Buddha’s idea of personalization
More than twenty-five centuries ago it was Siddhatta Gotama, the Buddha (the Awakened One), who discovered a different way of understanding and solving this same problem of low self-esteem or inferiority complex. He called this problem "dukkha," which means, “pain," or discomfort both physical and mental. He saw this as the "discomfort of being," (bhava dukkha). The word "being" here refers to “being a self." In other words, this “self-consciousness" or consciousness of being a "self" or having a "personality," is the problem. We tend to personalize and identify ourselves not only with our body and mind, but also with things outside the body, such as our family, our culture, our nation, our job, our financial and social status, our educational qualifications, our achievements, and all such internal and external material and spiritual things that people normally identify with.

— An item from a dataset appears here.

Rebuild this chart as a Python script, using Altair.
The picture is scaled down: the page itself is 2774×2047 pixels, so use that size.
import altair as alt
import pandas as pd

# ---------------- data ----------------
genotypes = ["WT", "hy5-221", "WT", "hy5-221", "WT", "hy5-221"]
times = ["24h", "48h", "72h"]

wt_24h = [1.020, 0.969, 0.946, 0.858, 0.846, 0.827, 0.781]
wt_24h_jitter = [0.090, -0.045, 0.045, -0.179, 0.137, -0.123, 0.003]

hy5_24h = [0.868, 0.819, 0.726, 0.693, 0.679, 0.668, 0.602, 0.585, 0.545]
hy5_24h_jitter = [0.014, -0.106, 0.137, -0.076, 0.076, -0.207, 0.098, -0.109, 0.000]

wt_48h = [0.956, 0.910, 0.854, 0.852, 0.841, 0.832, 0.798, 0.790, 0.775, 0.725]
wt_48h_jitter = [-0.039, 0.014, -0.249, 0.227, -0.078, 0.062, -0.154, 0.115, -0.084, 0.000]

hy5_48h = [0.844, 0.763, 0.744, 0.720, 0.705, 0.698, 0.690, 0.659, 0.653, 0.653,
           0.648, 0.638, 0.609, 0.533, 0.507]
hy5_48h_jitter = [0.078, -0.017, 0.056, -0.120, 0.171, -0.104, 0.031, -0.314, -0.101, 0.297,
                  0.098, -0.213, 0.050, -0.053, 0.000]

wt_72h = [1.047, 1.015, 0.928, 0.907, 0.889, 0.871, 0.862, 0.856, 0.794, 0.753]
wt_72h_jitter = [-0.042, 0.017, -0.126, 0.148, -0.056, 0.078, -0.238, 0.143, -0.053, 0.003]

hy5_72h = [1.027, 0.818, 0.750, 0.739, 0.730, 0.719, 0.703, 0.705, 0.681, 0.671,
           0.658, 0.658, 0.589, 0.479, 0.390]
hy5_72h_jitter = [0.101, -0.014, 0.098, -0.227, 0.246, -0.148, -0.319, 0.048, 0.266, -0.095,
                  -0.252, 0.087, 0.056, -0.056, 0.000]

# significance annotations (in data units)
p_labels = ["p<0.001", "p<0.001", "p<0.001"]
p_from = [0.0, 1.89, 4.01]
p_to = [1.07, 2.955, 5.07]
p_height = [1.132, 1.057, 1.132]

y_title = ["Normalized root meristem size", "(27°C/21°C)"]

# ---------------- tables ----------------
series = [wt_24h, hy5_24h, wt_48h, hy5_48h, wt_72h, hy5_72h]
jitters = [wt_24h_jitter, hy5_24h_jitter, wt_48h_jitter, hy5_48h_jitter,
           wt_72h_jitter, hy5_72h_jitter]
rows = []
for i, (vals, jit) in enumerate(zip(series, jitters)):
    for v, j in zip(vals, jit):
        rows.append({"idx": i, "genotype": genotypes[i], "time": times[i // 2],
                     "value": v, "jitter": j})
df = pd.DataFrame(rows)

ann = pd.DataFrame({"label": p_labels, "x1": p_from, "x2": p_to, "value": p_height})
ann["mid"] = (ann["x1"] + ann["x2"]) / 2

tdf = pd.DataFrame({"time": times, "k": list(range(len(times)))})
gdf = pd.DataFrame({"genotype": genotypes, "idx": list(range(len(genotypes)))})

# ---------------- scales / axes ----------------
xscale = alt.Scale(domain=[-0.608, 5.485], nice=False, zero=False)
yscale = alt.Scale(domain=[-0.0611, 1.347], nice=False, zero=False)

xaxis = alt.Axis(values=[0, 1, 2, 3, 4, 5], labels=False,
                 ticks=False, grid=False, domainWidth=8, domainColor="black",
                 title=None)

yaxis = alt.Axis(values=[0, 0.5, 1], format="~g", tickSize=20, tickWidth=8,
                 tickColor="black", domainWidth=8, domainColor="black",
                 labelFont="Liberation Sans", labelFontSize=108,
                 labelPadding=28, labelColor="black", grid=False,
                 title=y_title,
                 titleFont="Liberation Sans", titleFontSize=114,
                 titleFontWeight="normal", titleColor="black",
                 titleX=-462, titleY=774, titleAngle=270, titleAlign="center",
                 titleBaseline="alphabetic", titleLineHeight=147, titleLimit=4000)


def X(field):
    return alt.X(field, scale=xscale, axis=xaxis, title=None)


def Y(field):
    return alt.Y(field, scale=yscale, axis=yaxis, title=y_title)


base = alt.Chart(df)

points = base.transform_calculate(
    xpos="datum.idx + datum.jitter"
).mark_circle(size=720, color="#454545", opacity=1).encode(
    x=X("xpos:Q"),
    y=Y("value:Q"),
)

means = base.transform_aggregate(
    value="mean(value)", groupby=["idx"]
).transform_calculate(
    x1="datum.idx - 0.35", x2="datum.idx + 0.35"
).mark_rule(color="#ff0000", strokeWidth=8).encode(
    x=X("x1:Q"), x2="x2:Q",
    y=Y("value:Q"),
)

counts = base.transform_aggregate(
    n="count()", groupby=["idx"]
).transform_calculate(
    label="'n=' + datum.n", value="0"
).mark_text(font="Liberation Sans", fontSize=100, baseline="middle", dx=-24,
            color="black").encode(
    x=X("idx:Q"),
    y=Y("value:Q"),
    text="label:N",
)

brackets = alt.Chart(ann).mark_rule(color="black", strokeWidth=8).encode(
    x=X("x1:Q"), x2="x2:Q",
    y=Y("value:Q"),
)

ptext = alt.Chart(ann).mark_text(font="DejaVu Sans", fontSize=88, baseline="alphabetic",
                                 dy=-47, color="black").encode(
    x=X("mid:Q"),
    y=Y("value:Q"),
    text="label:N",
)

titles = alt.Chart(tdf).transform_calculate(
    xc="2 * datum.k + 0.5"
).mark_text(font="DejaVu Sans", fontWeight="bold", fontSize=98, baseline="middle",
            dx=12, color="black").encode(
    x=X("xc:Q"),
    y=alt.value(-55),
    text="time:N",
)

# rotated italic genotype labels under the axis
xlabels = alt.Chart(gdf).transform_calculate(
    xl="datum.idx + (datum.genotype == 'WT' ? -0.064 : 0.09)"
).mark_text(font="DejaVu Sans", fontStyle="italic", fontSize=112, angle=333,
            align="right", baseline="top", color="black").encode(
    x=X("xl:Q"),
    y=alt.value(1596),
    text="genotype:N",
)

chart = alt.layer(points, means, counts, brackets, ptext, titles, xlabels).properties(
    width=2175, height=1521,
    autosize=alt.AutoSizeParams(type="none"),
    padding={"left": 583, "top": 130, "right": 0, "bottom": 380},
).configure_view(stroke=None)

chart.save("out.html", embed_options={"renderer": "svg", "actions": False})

This identification is also called “personalization" (upadana) in Buddhism. It is through personalization that we acquire a "personal identity," or "personality.” To "personalize" is to think and feel, "this is mine.” One tends to personalize the body by thinking, "this body is mine." The body becomes a personal property. In the same way one personalizes sensations that arise and pass away in the body. One similarly personalizes perceptions, conceptions, emotions, actions, and consciousness itself, as “mine.” One personalizes, not only the body and the mental processes that continue inside the body; one even personalizes external objects, like one's family members, one's ancestry, one's social status, one's job, one's income, one's house, one's car, one's bank account, and many more such things. The sum total of all that has been personalized becomes one's "self." What has been personalized is what one identifies with, and calls “mine” or “myself.” Then one’s “identity” becomes what one identifies with or personalizes. In other words, the Buddha saw that personality is only a concept, a perspective, which results from personalization of perceived objects such as the body and the mind. It is accompanied by a mental image of how one sees oneself, and is therefore called the “self-image.”

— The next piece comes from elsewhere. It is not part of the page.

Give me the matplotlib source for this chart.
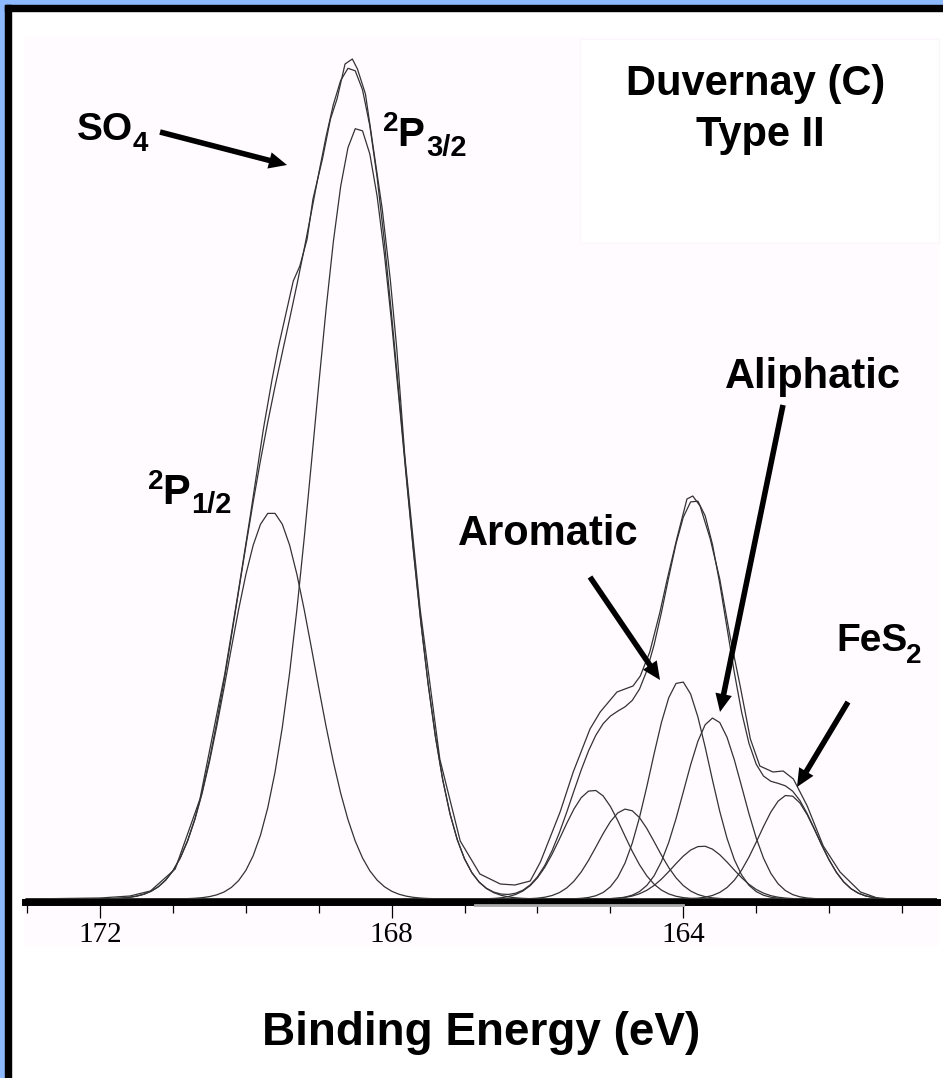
import numpy as np
import matplotlib.pyplot as plt
from matplotlib.patches import Rectangle
from matplotlib.text import Annotation
from matplotlib.ticker import MultipleLocator

plt.rcParams['font.family'] = ['Liberation Sans', 'DejaVu Sans']

W, H = 943, 1078

# measured S 2p spectrum (binding energy in eV, counts in arbitrary units)
meas_ev = [173.03, 172.00, 171.59, 171.31, 170.97, 170.63, 170.29, 170.12, 169.94, 169.76,
           169.64, 169.56, 169.35, 169.26, 169.16, 169.08, 168.95, 168.84, 168.75, 168.64,
           168.54, 168.47, 168.36, 168.26, 168.13, 168.02, 167.93, 167.82, 167.61, 167.34,
           167.06, 166.79, 166.51, 166.31, 166.10, 165.96, 165.69, 165.51, 165.28, 165.14,
           164.91, 164.69, 164.59, 164.46, 164.32, 164.22, 164.09, 163.95, 163.87, 163.77,
           163.63, 163.50, 163.36, 163.22, 163.08, 162.95, 162.77, 162.63, 162.49, 162.30,
           162.08, 161.85, 161.57, 161.30, 160.53]
meas_counts = [0, 1, 3, 8, 30, 100, 225, 300, 383, 470,
               520, 550, 618, 633, 660, 700, 740, 780, 800, 835,
               840, 830, 805, 755, 690, 620, 550, 443, 290, 140,
               58, 25, 15, 14, 18, 37, 87, 127, 170, 187,
               207, 213, 223, 247, 287, 320, 360, 400, 403, 393,
               360, 320, 263, 213, 160, 133, 127, 128, 120, 93,
               53, 27, 7, 0, 0]

# fitted components: SO4 2p1/2, SO4 2p3/2, 4 organic S lines, small line, FeS2
comp_center = [169.65, 168.46, 165.24, 164.78, 164.04, 163.74, 163.59, 162.56]
comp_height = [387, 772, 109, 90, 218, 53, 181, 104]
comp_sigma = [0.59, 0.60, 0.42, 0.40, 0.40, 0.40, 0.40, 0.40]

major_ticks = [172, 168, 164]
marked_region = [166.86, 164.0]

# energy grid of the fit (0.1 eV steps)
grid = np.arange(173.0, 160.45, -0.1)


def fx(px):
    return px / W


def fy(py):
    return 1 - py / H


fig = plt.figure(figsize=(W / 100, H / 100), dpi=100)
fig.patch.set_facecolor('white')

# frame: blue edge + black border on left/top
blue = '#8db9ff'
bg = [Rectangle((0, 0), fx(5), 1, color=blue),
      Rectangle((0, fy(5)), 1, 5 / H, color=blue),
      Rectangle((fx(5), 0), 6 / W, fy(5), color='black'),
      Rectangle((fx(5), fy(11)), 1, 6 / H, color='black'),
      # pale plot panel and white title box
      Rectangle((fx(25), fy(945)), (937 - 25) / W, (945 - 37) / H, color='#fffbff'),
      Rectangle((fx(580), fy(243)), (939 - 580) / W, (243 - 39) / H,
                facecolor='white', edgecolor='#fbf6fb', lw=0.8)]
for r in bg:
    r.set_transform(fig.transFigure)
    r.set_zorder(-5)
    fig.patches.append(r)

ax = fig.add_axes([fx(25), fy(902), (937 - 25) / W, (902 - 40) / H])
ax.set_zorder(1)
ax.patch.set_alpha(0)

line_col = '#333333'
total = np.zeros_like(grid)
for c, h, s in zip(comp_center, comp_height, comp_sigma):
    y = h * np.exp(-0.5 * ((grid - c) / s) ** 2)
    total += y
    ax.plot(grid, y, color=line_col, lw=0.9)
ax.plot(grid, total, color=line_col, lw=0.9)
ax.plot(meas_ev, meas_counts, color=line_col, lw=0.9)
ax.plot(marked_region, [-6, -6], color='#a8a8a8', lw=2, clip_on=False, zorder=3)

ax.set_xlim(173.03, 160.52)
ax.set_ylim(-3, 859)
for side in ['left', 'right', 'top']:
    ax.spines[side].set_visible(False)
ax.spines['bottom'].set_linewidth(5)
ax.set_yticks([])
ax.set_xticks(major_ticks)
ax.xaxis.set_minor_locator(MultipleLocator(1))
ax.tick_params(axis='x', which='major', length=11.5, width=0.9, pad=3, labelsize=21)
ax.tick_params(axis='x', which='minor', length=8, width=0.9)
for lab in ax.get_xticklabels():
    lab.set_fontfamily(['Liberation Serif', 'DejaVu Serif'])

# labels
bold = dict(fontweight='bold', ha='left', va='baseline', color='black', zorder=5)
fig.text(fx(77), fy(140), 'SO', fontsize=28, **bold)
fig.text(fx(133), fy(151), '4', fontsize=20, **bold)
fig.text(fx(383), fy(131), '2', fontsize=20, **bold)
fig.text(fx(397), fy(146), 'P', fontsize=29, **bold)
fig.text(fx(426), fy(156), '3/2', fontsize=21, **bold)
fig.text(fx(148), fy(489), '2', fontsize=20, **bold)
fig.text(fx(162), fy(504), 'P', fontsize=30, **bold)
fig.text(fx(191), fy(513), '1/2', fontsize=21, **bold)
fig.text(fx(458), fy(545), 'Aromatic', fontsize=30, **bold)
fig.text(fx(813), fy(388), 'Aliphatic', fontsize=30, fontweight='bold', ha='center', va='baseline')
fig.text(fx(836), fy(651), 'FeS', fontsize=28, **bold)
fig.text(fx(906), fy(663), '2', fontsize=20, **bold)
fig.text(fx(756), fy(95), 'Duvernay (C)', fontsize=30, fontweight='bold', ha='center', va='baseline')
fig.text(fx(760), fy(146), 'Type II', fontsize=30, fontweight='bold', ha='center', va='baseline')
fig.text(fx(481), fy(1045), 'Binding Energy (eV)', fontsize=33, fontweight='bold',
         ha='center', va='baseline')

arrow = dict(width=4, headwidth=12, headlength=13, shrink=0, facecolor='black', edgecolor='none')
for tail, head in [((160, 132), (287, 165)), ((590, 577), (660, 680)),
                   ((783, 405), (720, 712)), ((848, 702), (797, 787))]:
    a = Annotation('', xy=(fx(head[0]), fy(head[1])), xytext=(fx(tail[0]), fy(tail[1])),
                   xycoords='figure fraction', arrowprops=arrow)
    a.set_zorder(6)
    fig.add_artist(a)

fig.savefig('out.png', dpi=100)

Having "personalized" things and having thus created a "self-image," or personality perspective (sakkayaditthi), one then begins to compare these “personalized objects" (upadhi) with those of others. In other words, having identified one's "self" this way, one begins to compare oneself with other selves (mana). Not only does one compare one's body or mind with that of another, one even compares one's social or economic status, one's house, one’s car or any other personalized property. By comparing this way, one begins to feel inferior (hina mana), superior (seyya mana) or equal (sadisi mana). This is how the problem of self-esteem begins. Personalization results in a personality, which is seen as one's "self," and this self-consciousness leads to comparison with other such selves, resulting in the low "self-esteem,” "inferiority complex," and the whole host of psychological problems described above. They are all the consequence of personalization and the formation of the notion of "self." The painful experiences recounted above are all the result of this personalisation. It may be true that out of all the animals in the world, the human being is the only animal that is aware of a “self.” This does not, however, mean that this “self-consciousness” has to be preserved despite its painful consequences.